The cannabis plant has a long and complicated history, being both honoured in herbal medicine and religious ceremonies — and outlawed as an illegal substance. This threepart series explores the lows and highs on the long journey toward cannabis legalization in Canada.
Medical Use Becomes Legal in Parts of the U.S.
California becomes the first U.S. state to legalize medical cannabis (as of 2019 it’s legal in 33, with 10 states allowing recreational use).
Canadian Terry Parker Wins His 23-year Court Battle to Use Medical Cannabis
Terrance Parker, a Toronto man with epileptic seizures, was first arrested in 1987 for cannabis possession but was acquitted due to “medical necessity,” as cannabis eases his condition (where two brain surgeries and various medications could not). In 1996, Parker is charged with possession, cultivation and trafficking for growing the plant. He appeals to the Canadian Charter of Rights and Freedoms and a judge rules in his favour. The Crown appeals the decision, but in 2000 the Ontario Court of Appeal finds the current cannabis law unconstitutional because it does not take medical use into account. The federal government must change the cannabis laws within one year — or the courts will begin dismissing possession charges.
Canada’s First Medical Cannabis Laws Allows Patients to Grow Their Own
The Marihuana Medical Access Regulations (MMAR) allows licensed patients (fewer than 100 to start) to grow their own cannabis or access it through Health Canada. The federal government sets up the House of Commons Special Committee on Non-medical Use of Drugs and the Senate Special Committee on Illegal Drug Use, both of which recommend reforming cannabis possession and supply laws. Senate suggests going one step further and legalizing the production and sale of cannabis.
Prime Minister Chretien Introduces Bill that Would Decriminalize — The Bill Dies
Under Prime Minister Jean Chretien, the first federal cannabis decriminalization Bill (C‑38) is introduced, reducing the penalty for possession of up to 15 grams of cannabis to a civil fine, but the bill dies when government is halted. A similar Bill (C‑10) is introduced a year later with the same result.
Prohibitions Against the Possession and Production of Cannabis Ruled to be Invalid and a Licensed Producer System is Created
Ontario Superior Court Justice Donald Taliano rules the MMAR is constitutionally invalid because medical users who cannot access cannabis legally (and do so illegally) can be charged. The program is replaced by the Marihuana for Medical Purposes Regulations (MMPR), which creates a system of licensed cannabis producers. Medical patients (about 37,800 at this point) cannot grow their own plants and must register with a Licensed Producer.

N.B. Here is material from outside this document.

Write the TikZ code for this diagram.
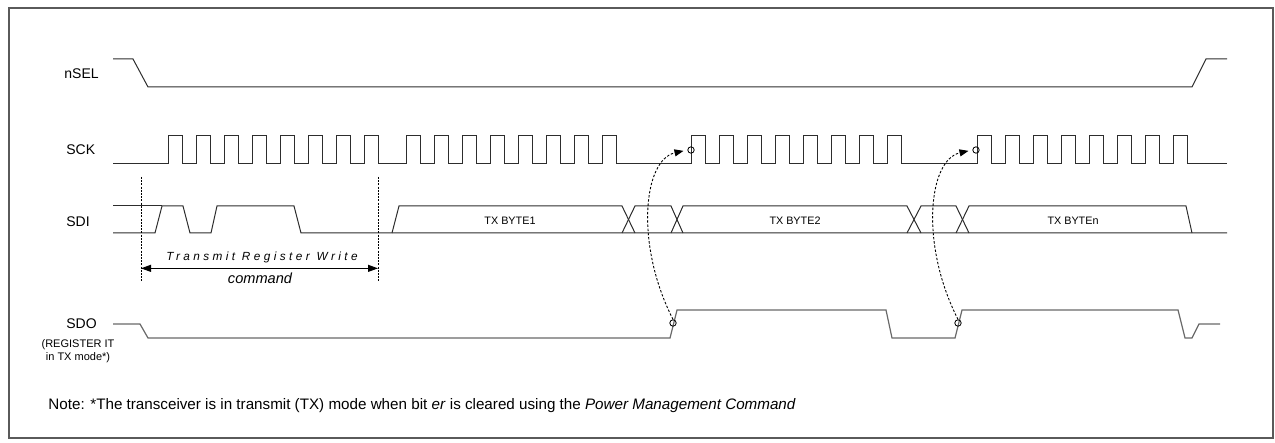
\documentclass[tikz,border=0pt]{standalone}
\usepackage{fontspec}
\setmainfont{Liberation Sans}
\usepackage{tikz}
\usetikzlibrary{arrows.meta,calc}
\definecolor{framecolor}{RGB}{90,90,90}
\definecolor{wavecolor}{RGB}{45,45,45}
\definecolor{sdocolor}{RGB}{105,105,105}

\begin{document}
\begin{tikzpicture}[x=0.5pt, y=-0.5pt,
  wave/.style={draw=wavecolor, line width=0.5pt},
  lbl/.style={font=\fontsize{7}{8}\selectfont, anchor=west, inner sep=0pt},
  bytelbl/.style={font=\fontsize{5.4}{6}\selectfont, inner sep=0pt},
  guide/.style={draw, line width=0.45pt, dash pattern=on 1pt off 0.6pt},
  sync/.style={draw, line width=0.45pt, dash pattern=on 1.2pt off 0.9pt, -{Triangle[length=4.5pt,width=3.5pt]}, shorten >=2pt},
  ring/.style={circle, draw, line width=0.4pt, minimum size=3.2pt, inner sep=0pt},
]
\useasboundingbox (0,0) rectangle (1275,443);
\draw[framecolor, line width=0.6pt] (9,8) rectangle (1273,438);

% Signal names
\node[lbl] (nsel) at (64,74) {nSEL};
\node[lbl] (sck) at (66,150) {SCK};
\node[lbl] (sdi) at (66,222) {SDI};
\node[lbl] (sdo) at (66,324) {SDO};
\node[font=\fontsize{5.5}{6.5}\selectfont, align=center, inner sep=0pt] (sdonote) at (78,351) {(REGISTER IT\\in TX mode*)};

% nSEL
\draw[wave] (113,59) -- (133,59) -- (148,87) -- (1192,87) -- (1206,59) -- (1227,59);

% SCK, four bytes of eight clocks
\draw[wave] (113,164)
  \foreach \s in {168,406,691,977}{
    \foreach \k in {0,...,7}{ -- ({\s+28*\k},164) -- ++(0,-28) -- ++(14,0) -- ++(0,28) }
  } -- (1227,164);

% SDI, command bits
\draw[wave] (113,206) -- (162,206);
\draw[wave] (113,233) -- (155,233) -- (162,206) -- (183,206) -- (190,233) -- (211,233) -- (217,206) -- (294,206) -- (301,233) -- (1227,233);
% SDI, data bytes
\draw[wave] (392,233) -- (399,206) -- (622,206) -- (635,233);
\draw[wave] (622,233) -- (635,206) -- (671,206) -- (683,233);
\draw[wave] (671,233) -- (683,206) -- (907,206) -- (921,233);
\draw[wave] (907,233) -- (921,206) -- (956,206) -- (969,233);
\draw[wave] (956,233) -- (969,206) -- (1186,206) -- (1192,233);
\node[bytelbl] (byte1) at (510,221) {TX BYTE1};
\node[bytelbl] (byte2) at (795,221) {TX BYTE2};
\node[bytelbl] (byten) at (1073,221) {TX BYTEn};

% Command span
\coordinate (g1t) at (141,177);
\coordinate (g1b) at (141,282);
\coordinate (g2t) at (378,177);
\coordinate (g2b) at (378,282);
\draw[guide] (g1t) -- (g1b);
\draw[guide] (g2t) -- (g2b);
\draw[line width=0.5pt, {Triangle[length=5pt,width=3.5pt]}-{Triangle[length=5pt,width=3.5pt]}] ($(g1t)!0.87!(g1b)$) -- ($(g2t)!0.87!(g2b)$);
\node[font=\fontsize{5.9}{7}\selectfont\itshape\addfontfeature{LetterSpace=29}, inner sep=0pt] (trw) at (262,257) {Transmit Register Write};
\node[font=\fontsize{7.3}{8}\selectfont\itshape, inner sep=0pt] (cmd) at (260,278) {command};

% SDO
\draw[draw=sdocolor, line width=0.6pt] (113,324) -- (140,324) -- (148,338) -- (670,338) -- (677,310) -- (886,310) -- (892,338) -- (955,338) -- (962,310) -- (1178,310) -- (1185,338) -- (1192,338) -- (1199,324) -- (1220,324);

% SDO edge starts next SCK byte
\node[ring] (o1) at (673,323) {};
\node[ring] (o2) at (958,323) {};
\node[ring] (s1) at (691,150) {};
\node[ring] (s2) at (976,150) {};
\draw[sync] (o1.north) .. controls (635,245) and (643,160) .. (s1.west);
\draw[sync] (o2.north) .. controls (920,245) and (928,160) .. (s2.west);

% Note
\node[lbl, font=\fontsize{7.6}{9}\selectfont] (note) at (48,406) {Note: *The transceiver is in transmit (TX) mode when bit \textit{er} is cleared using the \textit{Power Management Command}};
\end{tikzpicture}
\end{document}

Canadian Supreme Court Rules: Cannabis Restrictions Violate Freedom of Choice
After reviewing the 2009 case of B.C. baker Owen Smith, who was charged for possessing cannabis-infused cookies, massage oils and lip balms, the Supreme Court of Canada rules that restricting medical patients’ legal access to only dried cannabis flower violates their rights to consume cannabis in the form they choose. This decision opens the door for Licensed Producers to now be able to produce oils and other forms of cannabis.
Canadian Neil Allard Wins Patients the Right to Grow Their Own Cannabis Plants
Neil Allard and three other people from B.C. challenge the MMPR as violating their rights because patients cannot produce cannabis themselves, which is affordable to everyone. The Federal Court of Canada rules in Allard’s favour, and the law is revised once again, becoming the Access to Cannabis for Medical Purposes Regulations (ACMPR).
The Government Moves to Legalization
The Government of Canada proposes Bill C-45, or the Cannabis Act, which would legalize the possession, use, cultivation and purchase of limited amounts of cannabis by adults 18 years of age and older.